The charges stem from Mirgadirov's visits to Armenia between 2008 and 2009, where he allegedly transferred information to Armenian intelligence about Azerbaijan's political and military status which include "photos and schemes to be used against Azerbaijan." Mirgadirov's lawyer claims the allegations are groundless and that it is impossible for Mirgadirov that have such information in his possession. Leyla Yunus, another human rights activist arrested on similar charges, considered Mirgadirov's arrest as a start to a "full, unofficial ban on contacts with Armenia." Yunus also questioned the timing of the arrest and states: "If the Ministry of National Security, as alleged, had suspected Mirgadirov of espionage back in 2008–2009, why did it keep quiet until now?"

A spokeswoman for the Human Rights Watch stated that "The context and timing of Mirgadirov's arrest suggest that the case against him is politically motivated and intended to punish him for his outspoken views and to send a chilling message to others that dissent will not be tolerated."

Throughout the trial, Mirgadirov maintained his innocence. On 28 December 2015, he was found guilty of spying and sentenced to six years of prison. The ruling was upheld by the Court of Appeal on 17 March 2016, but Mirgadirov was released on suspended sentence. He vowed to seek the overruling of the sentence in order to clear his name and be reunited with his family. Mirgadirov also complained about failing health. At the same time, he denied being mistreated while in custody or being forced to testify against other political prisoners, noting that it would be "unfair" of him to accuse the authorities of putting pressure on him. He stressed his intention to continue his journalism activity in the future.

==International condemnation==
Rauf Mirgadirov's arrest was condemned by the Human Rights Watch, European Union officials, World Organisation Against Torture, International Federation for Human Rights, Committee to Protect Journalists, Reporters Without Borders, United States Mission to the OSCE, and others.

Amnesty International states that Mirgadirov has been "arrested on what appear to be trumped-up charges of spying for Armenia." Reporters Without Borders spokesman Johann Bihr said "The grave charges brought against Mirqadirov are totally absurd and fool no one. He is just the latest victim of the Azerbaijani government's campaign to eradicate its media critics. How could this journalist have transmitted state secrets to which he did not have access?" In its statement the Committee to Protect Journalists spokeswoman Nina Ognianova stated: "We call on Azerbaijani authorities to drop these trumped-up charges and stop abusing the law to silence independent reporting on the country, Azerbaijan is quickly becoming one of the leading jailers of journalists in the Eurasia region."
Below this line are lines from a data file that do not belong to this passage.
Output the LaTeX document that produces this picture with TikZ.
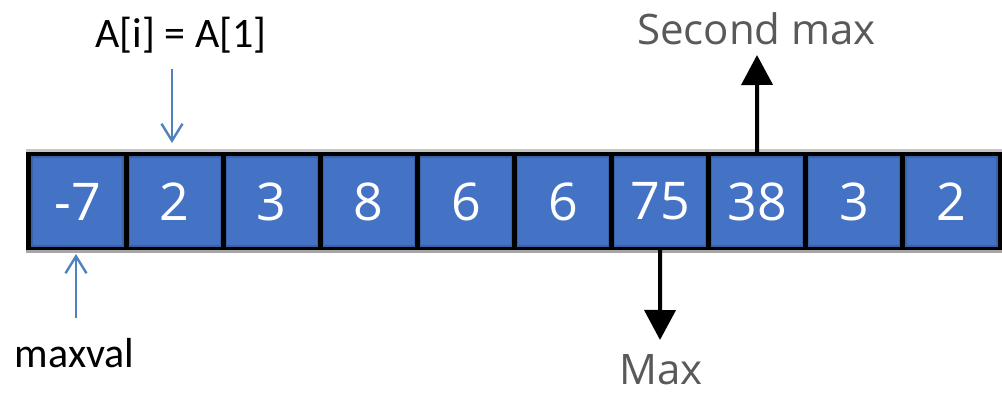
\documentclass[tikz,border=0pt]{standalone}
\usepackage{fontspec}
\setmainfont{Open Sans}
\newfontfamily\carlitofont{Carlito}
\usetikzlibrary{arrows.meta}
\definecolor{cellblue}{HTML}{4472C4}
\definecolor{celledge}{HTML}{3A62A8}
\definecolor{arrblue}{HTML}{4F81BD}
\definecolor{txtgray}{HTML}{595959}
\tikzset{
  cell/.style={fill=cellblue, draw=celledge, line width=1.2pt, minimum width=91pt, minimum height=89pt, inner sep=0pt, text=white, font=\fontsize{52}{60}\selectfont},
  callabel/.style={anchor=base, inner sep=0pt, text=black, font=\carlitofont\fontsize{42}{50}\selectfont},
  graylabel/.style={anchor=base, inner sep=0pt, text=txtgray, font=\fontsize{42}{50}\selectfont},
  bluearrow/.style={draw=arrblue, line width=2.4pt, -{Straight Barb[length=17pt,width=21pt]}},
  blackarrow/.style={draw=black, line width=4pt, -{Triangle[length=30pt,width=31pt]}},
}
\begin{document}
\begin{tikzpicture}[x=1pt,y=-1pt]
\useasboundingbox (0,0) rectangle (1002,393);
% grey bands and black frame
\fill[gray!45] (26,149) rectangle (1002,152);
\fill[gray!70] (26,250) rectangle (1002,253);
\fill[black] (26,152) rectangle (1002,250);
% cells
\foreach \v [count=\i from 0] in {-7,2,3,8,6,6,75,38,3,2} {
  \node[cell] (c\i) at ({31.5+97.1*\i+46}, 201.5) {\v};
}
% labels
\node[callabel] (ai) at (181,48) {A[i] = A[1]};
\node[callabel] (mv) at (74.5,367) {maxval};
\node[graylabel] (smax) at (756.5,45) {Second max};
\node[graylabel] (mx) at (661,384) {Max};
% free ends
\coordinate (aitail) at (172,69);
\coordinate (aitip) at (172,143);
\coordinate (mvtail) at (76,318);
\coordinate (mvtip) at (76,254);
\coordinate (smaxtip) at (757,55);
\coordinate (mxtip) at (660,340);
% connectors
\draw[bluearrow] (aitail) -- (aitip);
\draw[bluearrow] (mvtail) -- (mvtip);
\draw[blackarrow] (c7.north |- 0,152) -- (smaxtip);
\draw[blackarrow] (c6.south |- 0,250) -- (mxtip);
\end{tikzpicture}
\end{document}
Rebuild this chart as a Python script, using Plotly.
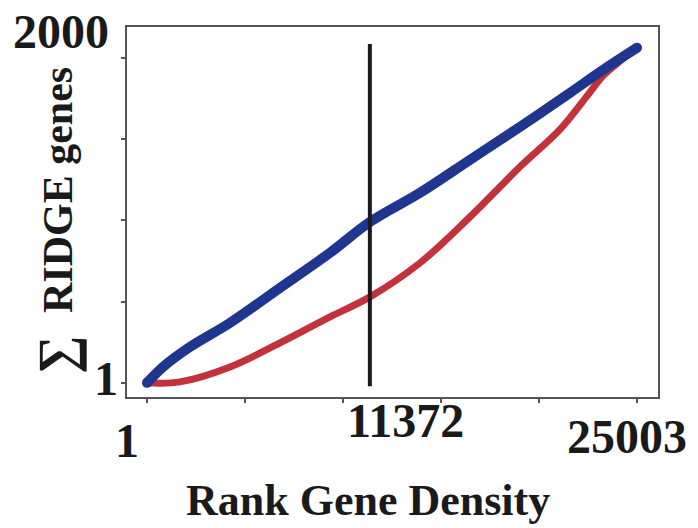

United States State Department spokesman Jen Psaki stated that the United States is "disturbed by allegations that his arrest may have been connected with his critical reporting about the Azerbaijani government or his participation in people-to-people programs aimed at easing tensions and building confidence in the region."

==Personal life==
Rauf Mirgadirov has a wife and three daughters. His wife, two daughters and Rauf have fled Azerbaijan and have been granted political asylum in Switzerland.